Managing data created by tests can be a bit of work. The environments and frameworks we allow ourselves can help us or sometimes hinder our efforts.

Complete Isolation

Building test data from scratch every time in isolated storage is best. That’s why unit testing with mocks and data in memory is so great, and why it’s worth the trouble to use a fresh new database for every test run. Grails helps us by using an in-memory H2 database.

Shared, But Immutable

If you must share test data, confirm its expected state before testing with it and NEVER modify it. Race conditions between threads changing data are bad, and races between developers or build servers changing data are especially bad as well, even with only 2 builds.
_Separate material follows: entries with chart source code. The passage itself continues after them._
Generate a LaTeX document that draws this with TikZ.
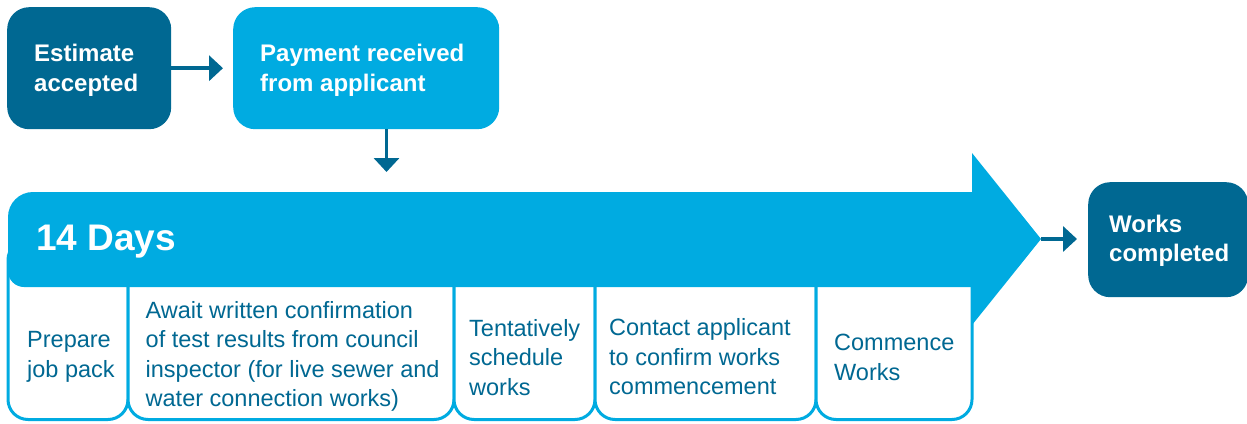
\documentclass[tikz,border=0pt]{standalone}
\usepackage{fontspec}
\setmainfont{Liberation Sans}
\usetikzlibrary{arrows.meta}
\definecolor{darkblue}{RGB}{0,104,146}
\definecolor{lightblue}{RGB}{0,171,225}
\begin{document}
\begin{tikzpicture}[x=1pt,y=-1pt,
  headbox/.style={rounded corners=22pt, anchor=north west, inner sep=0pt},
  headtext/.style={anchor=west, inner sep=0pt, align=left, text=white, font=\fontsize{24}{29.5}\selectfont\bfseries},
  stepbox/.style={draw=lightblue, line width=3pt, fill=white, rounded corners=20pt},
  steptext/.style={anchor=west, inner sep=0pt, align=left, text=darkblue, font=\fontsize{23.5}{29.5}\selectfont},
  conn/.style={draw=darkblue, line width=3.5pt, -{Triangle[length=14pt,width=25pt]}}]
\useasboundingbox (0,0) rectangle (1247,423);

% top boxes
\node[headbox, fill=darkblue, minimum width=164pt, minimum height=122pt] (est) at (7,7) {};
\node[headbox, fill=lightblue, minimum width=266pt, minimum height=122pt] (pay) at (233,7) {};
\node[headbox, fill=darkblue, minimum width=160pt, minimum height=115pt] (works) at (1088,182) {};

\node[headtext] (estT) at (34,70.5) {Estimate\\accepted};
\node[headtext] (payT) at (260,70.5) {Payment received\\from applicant};
\node[headtext] (worksT) at (1109,241) {Works\\completed};

% step boxes
\draw[stepbox] (8,240) rectangle (128,419.5);
\draw[stepbox] (128,240) rectangle (454,419.5);
\draw[stepbox] (454,240) rectangle (595,419.5);
\draw[stepbox] (595,240) rectangle (816,419.5);
\draw[stepbox] (816,240) rectangle (972,419.5);

% big arrow band
\fill[lightblue] (8,271) -- (8,217) arc[start angle=180, end angle=270, radius=25]
  -- (972,192) -- (972,153) -- (1041,239) -- (972,325) -- (972,287)
  -- (24,287) arc[start angle=90, end angle=180, radius=16] -- cycle;
\coordinate (tip) at (1041,239);
\node[anchor=west, inner sep=0pt, text=white, font=\fontsize{37}{40}\selectfont\bfseries] (days) at (36,241.5) {14 Days};

\node[steptext] (s1) at (27,357) {Prepare\\job pack};
\node[steptext] (s2) at (145.5,356.5) {Await written confirmation\\of test results from council\\inspector (for live sewer and\\water connection works)};
\node[steptext] (s3) at (469,357.5) {Tentatively\\schedule\\works};
\node[steptext] (s4) at (609,357) {Contact applicant\\to confirm works\\commencement};
\node[steptext] (s5) at (834,357.5) {Commence\\Works};

% connectors
\coordinate (d) at (386.5,172);
\draw[conn, shorten >=10pt] (est.east) -- (pay.west);
\draw[conn] (pay.south -| d) -- (d);
\draw[conn, shorten >=11pt] (tip) -- (works.west |- tip);
\end{tikzpicture}
\end{document}
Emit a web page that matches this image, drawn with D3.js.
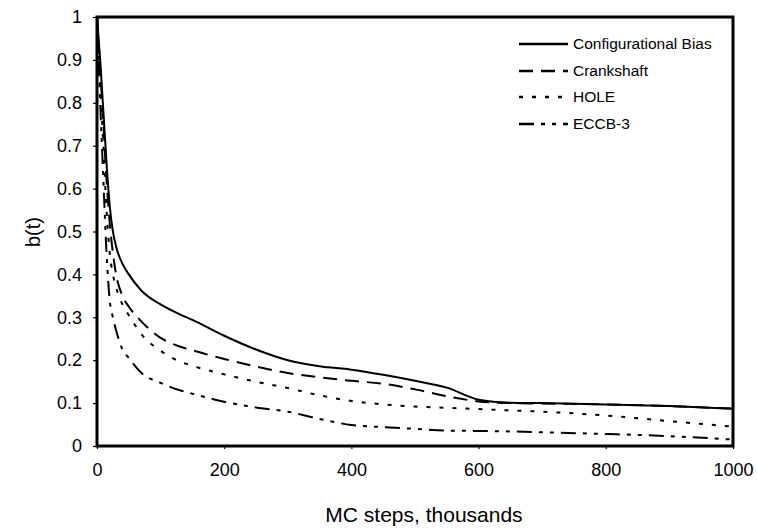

It’s embarrassing and limiting to have a project that can be built by only one person (or build server) at a time, and having any more would cause failures.

Shared Randomized Data

For the tests that must modify data that is shared, create that data in a random fashion, and only make changes to the data created by the test. Try to clean it up at the end, but if you don’t that’s mostly OK, because you’ll never try to reuse it again. Regardless if you try to clean up or not, you’ll still need to write the tests to assume there’s unexpected data in case a cleanup failed, or another test suite is being run concurrently. This provides opportunity for the tests to be clearer about what they really want to say. Instead of saying, "There are 2 records, the first is 'Joe' and the second is 'Bob'", maybe the test should say, "There’s at least 1 record, I see the 'Bob64524' record I just added somewhere in the list, and all the other records meet my search criteria."

Extra time spent being careful about your test data pays back in the end when you’re trying to work fast, rely on your tests, and won’t have time to deal with undue sporadic failures.